You pay enough attention to "is it fast" and you'll find yourself writing everything in assembler. There's a time and place for that, sure, but when you have a high level language that can theoretically optimize idiomatic code into something faster, it should opt to.




You pay enough attention to "is it fast" and you'll find yourself writing everything in assembler

Not everything. Not even then. Just the good bits maybe. Sometimes none of it. It might make me prefer C# over Java for example, because C# can lay down structs linearly in memory so I can throw them to the graphics card directly. Or maybe I'd do all the hard work in C and SWIG it so I could use Ruby.

But what I certainly wouldn't do is attempt to write a physics simulation in python, "idiomatic" or not.


"But what I certainly wouldn't do is attempt to write a physics simulation in python"

Depends on whether performance is a hard requirement or not - I've written engineering simulations of parts of power stations (including one nuclear plant) in Lisp and they weren't particularly fast but nobody bothered because they weren't used interactively.

Eventually I did write Lisp to generate C++ code for the same models when we did want better performance and it worked really well - but I only did that as an optional step when someone needed the extra performance.
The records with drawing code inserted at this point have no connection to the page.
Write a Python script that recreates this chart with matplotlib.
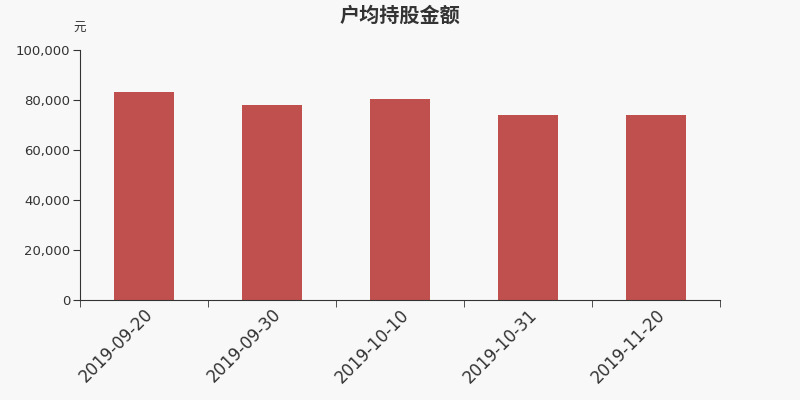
import matplotlib
matplotlib.use("Agg")
import matplotlib.pyplot as plt
from matplotlib.ticker import FuncFormatter
from matplotlib.transforms import ScaledTranslation

categories = ["2019-09-20", "2019-09-30", "2019-10-10", "2019-10-31", "2019-11-20"]
values = [83200, 78100, 80500, 74200, 74200]
yticks = [0, 20000, 40000, 60000, 80000, 100000]

plt.rcParams['font.family'] = ['Noto Sans CJK SC', 'DejaVu Sans']

bg = "#f8f8f8"
fig = plt.figure(figsize=(8, 4), dpi=100, facecolor=bg)
ax = fig.add_axes([0.1, 0.25, 0.8, 0.625], facecolor=bg)

x = list(range(len(categories)))
ax.bar(x, values, width=0.47, color="#c0504d", zorder=2)
ax.set_xlim(-0.5, len(categories) - 0.5)
ax.set_ylim(0, 100000)
ax.set_yticks(yticks)
ax.yaxis.set_major_formatter(FuncFormatter(lambda v, p: f"{int(v):,}"))
ax.set_xticks(x)
ax.set_xticklabels(categories, rotation=45, ha="right", rotation_mode="anchor",
                   fontsize=12, color="#333333", family=["DejaVu Sans"])
offset = ScaledTranslation(-5 / 100, 0, fig.dpi_scale_trans)
for lab in ax.get_xticklabels():
    lab.set_transform(lab.get_transform() + offset)
ax.set_xticks([i - 0.5 for i in range(len(categories) + 1)], minor=True)
ax.tick_params(axis="x", which="major", length=0, pad=4)
ax.tick_params(axis="x", which="minor", length=5, color="#333333")
ax.tick_params(axis="y", length=5, pad=2, color="#333333", labelsize=9.5, labelcolor="#333333")
for lab in ax.get_yticklabels():
    lab.set_family(["DejaVu Sans"])
for s in ["top", "right"]:
    ax.spines[s].set_visible(False)
ax.spines["left"].set_color("#333333")
ax.spines["bottom"].set_color("#333333")

fig.text(0.5, 0.963, "户均持股金额", ha="center", va="center", fontsize=14.5,
         fontweight="bold", color="#333333")
fig.text(0.1, 0.928, "元", ha="center", va="center", fontsize=9, color="#333333")

fig.savefig("out.png", dpi=100, facecolor=bg)
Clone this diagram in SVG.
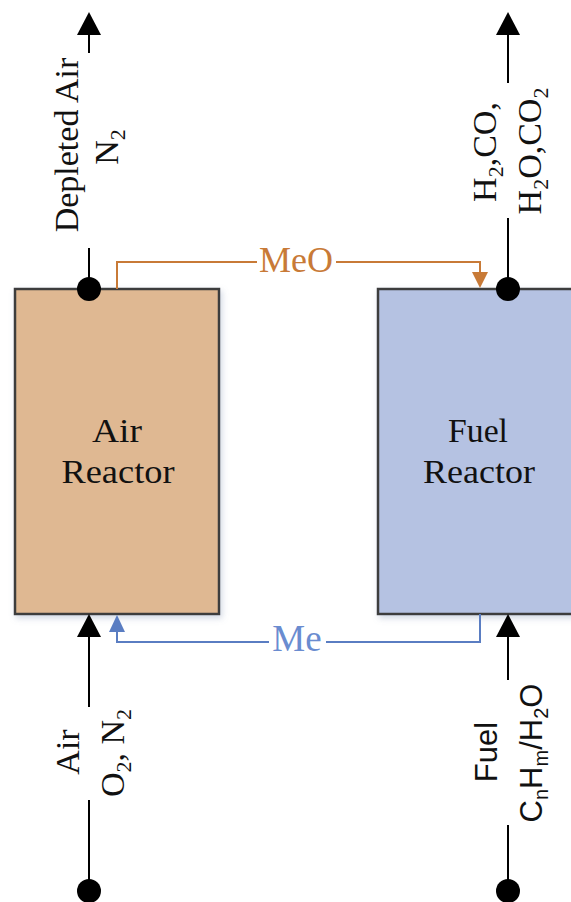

> I certainly wouldn't do is attempt to write a physics simulation in python, "idiomatic" or not.

http://numpy.scipy.org/

Life can be good.


But that's the thing - I would argue that NumPy code is not "idiomatic" Python which uses built-in operations/structures, like list comprehensions, tuples, and dictionaries. I had a similar experience during extensive NumPy coding where I thought, why am I not just writing this in Fortran.


> pay enough attention to "is it fast" and you'll find yourself writing everything in assembler

Or microcode. Or dedicated hardware.